Когда я дожевала восьмую по счету конфету, в голове всплыла ненависть к себе. Столько калорий на ночь.

Пришлось тащить из спальни весы. Только окончательно поехавшие люди будут взвешиваться в пять утра, а потом рыдать из-за наеденных за последний месяц пары килограмм.  Раньше со мной такого не было, но с недавних пор я начала заедать стресс. И цифры на весах это лишь  подтверждают.

Именно поэтому я и здесь. В холодном парке ранним утром.

Когда у тебя нет плана действий по выходу из глобальных проблем, стоит начать решать локальные. Такие как три наеденных кило жира.

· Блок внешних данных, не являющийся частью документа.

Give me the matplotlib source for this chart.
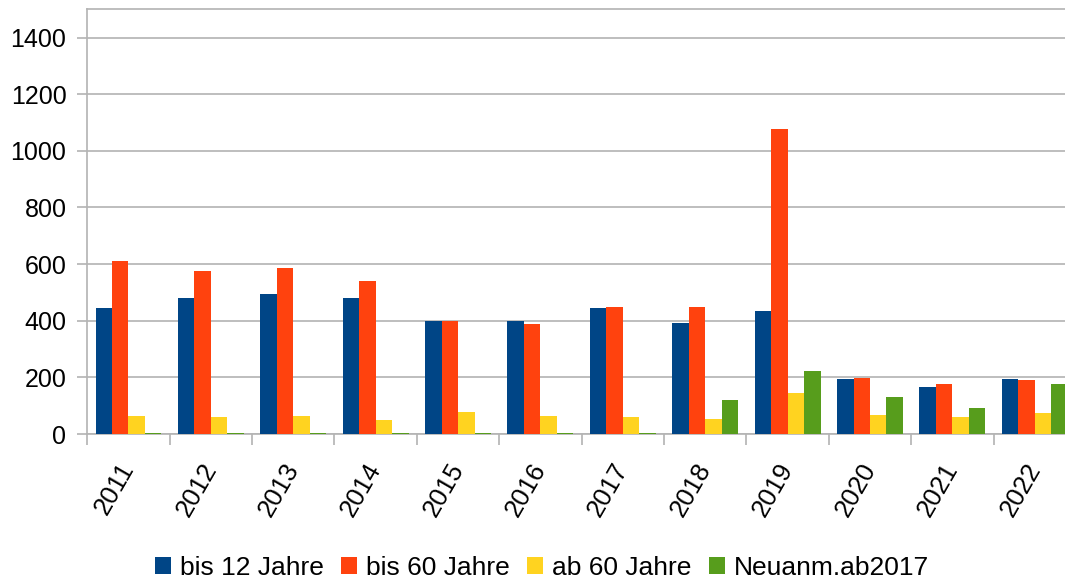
import matplotlib
matplotlib.use("Agg")
import matplotlib.pyplot as plt
import numpy as np

years = ["2011", "2012", "2013", "2014", "2015", "2016", "2017", "2018", "2019", "2020", "2021", "2022"]
bis12 = [445, 480, 494, 480, 400, 400, 445, 392, 434, 194, 166, 194]
bis60 = [611, 575, 586, 540, 400, 388, 448, 448, 1077, 199, 176, 190]
ab60 = [63, 60, 63, 49, 77, 63, 60, 52, 145, 67, 60, 74]
neu = [2, 2, 2, 2, 2, 2, 2, 120, 222, 130, 92, 176]
series_names = ["bis 12 Jahre", "bis 60 Jahre", "ab 60 Jahre", "Neuanm.ab2017"]
colors = ["#004586", "#ff420e", "#ffd320", "#579d1c"]

plt.rcParams['font.family'] = ['Liberation Sans', 'DejaVu Sans']

fig = plt.figure(figsize=(10.65, 5.83), dpi=100)
ax = fig.add_axes([87.3/1065, 1-434/583, (1076-87.3)/1065, (434-9.3)/583])

n = len(years)
centers = np.arange(n) + 0.5
w = 0.2
for i, (vals, name, c) in enumerate(zip([bis12, bis60, ab60, neu], series_names, colors)):
    ax.bar(centers + (i - 1.5) * w, vals, width=w, color=c, label=name, zorder=3)

ax.set_xlim(0, n)
ax.set_ylim(0, 1500)
ax.set_yticks(np.arange(0, 1401, 200))
ax.yaxis.grid(True, color="#b3b3b3", linewidth=1.2, zorder=0)
ax.set_axisbelow(True)

ax.set_xticks(np.arange(0, n + 1))
ax.set_xticklabels([])
ax.set_xticks(centers, minor=True)
ax.set_xticklabels(years, minor=True, rotation=60, ha='right', va='center', rotation_mode='anchor', fontsize=18.5)
ax.tick_params(axis='x', which='major', length=8, color="#b3b3b3", width=1.2)
ax.tick_params(axis='x', which='minor', length=0, pad=22)
ax.tick_params(axis='y', length=7, color="#b3b3b3", width=1.2, labelsize=18, pad=8)

for s in ['left', 'top', 'bottom', 'right']:
    ax.spines[s].set_color("#b3b3b3")
    ax.spines[s].set_linewidth(1.2)

fig.legend(loc='center', bbox_to_anchor=(542/1065, 1-568/583), ncol=4, frameon=False,
           fontsize=19, handlelength=0.6, handleheight=0.6, handletextpad=0.33,
           columnspacing=0.67, borderaxespad=0)

fig.savefig("out.png", dpi=100)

Только вот после встречи с Киром почему-то снова захотелось засунуть в рот какую-нибудь гадость вроде бургера, а не бежать по кругу несколько километров.

В итоге я просто походила по парку, умилилась нескольким собакам, которые вытащили своих хозяев на улицу в такую рань, и вернулась домой. Переоделась, замазала круги под глазами и выдвинулась к родителям.

Мама ждала меня на терраске и резала яблоки. В этом году много уродилось. Она уже и варенье, и компотов наварила, теперь, видимо, до финального этапа добралась — сушит.

— Привет, — взмахиваю рукой и бросаю рюкзак на диванчик у стола.

— Привет. Ты рано, — смотрит на часы.

— Не спится.

— Так, я сейчас уже закончу. Есть будешь?

Отрицательно качаю головой и осматриваю терраску. За время моего отсутствия родители переехали из квартиры в загородный дом. Обустроили его лишь наполовину, когда с папой случилась беда. Никто подумать не мог, что у него возникнут проблемы с сердцем вплоть до операции по пересадке.

— Я посмотрю, — киваю на дверь в сам дом.

Мама смотрит на меня немного изумленно.

— Прости, я же первый раз здесь.

И это чистая правда, за два года я ни разу не приехала. Когда с отцом случилась беда, он лежал в Москве, операцию ему делали там же, поэтому приезжать сюда необходимости не было. Они и сами месяц назад только вернулись.

Мама взяла отпуск, правда, дольше четырех недель ей не дали. Она и так за последние полгода очень часто брала отгулы, постоянно везде моталась с отцом.

После операции папа чувствовал себя хорошо, пока был в больнице. А вот дома все кардинально изменилось. И дело даже не столько в его самочувствии, сколько в настрое. Он провалился в депрессию. Ничего не хочет, ест через силу, на улицу, на лавке посидеть — только опираясь на мамино плечо. Боится, что если пойдет сам, то непременно упадет…

Хотя врачи говорили, что сердце прижилось. Ни о каких нагрузках речи не велось, но папин организм в целом функционирует довольно неплохо. Не отторгает инородный орган.

Переступаю порог, медленно стягиваю куртку с плеч и вешаю в шкаф. Дома пахнет лекарствами.

Заглядываю на кухню. В гостиную. В доме сделан легкий косметический ремонт, без излишеств. В нашей прошлой квартире был шикарный дизайнерский ремонт, тут же пока очень непривычно. Нет ощущения, что это жилье моих родителей.

В зале только большой угловой диван, висящая на стене плазма и стеклянный столик. А еще зона для хранения, квадратные полки открытого типа.

На кухне просторно и очень уютно. Сюда почти вся мебель перевезена из старого жилья. Итальянский гарнитур, который мы выбирали вместе с мамой и чьей доставки ждали больше двух месяцев.

Отец служил в воинской части. Был заместителем командира по тылу. Не думаю, что мы жили исключительно на его зарплату. Его попросили уйти, отправили в отставку очень быстро. Не знаю, что конкретно там произошло, но ходили слухи, что могли и дело уголовное завести…

— Оля, ты? — слышу слабый голос из спальни и толкаю дверь.

— Привет, пап, — улыбаюсь и сажусь на стул рядом с кроватью.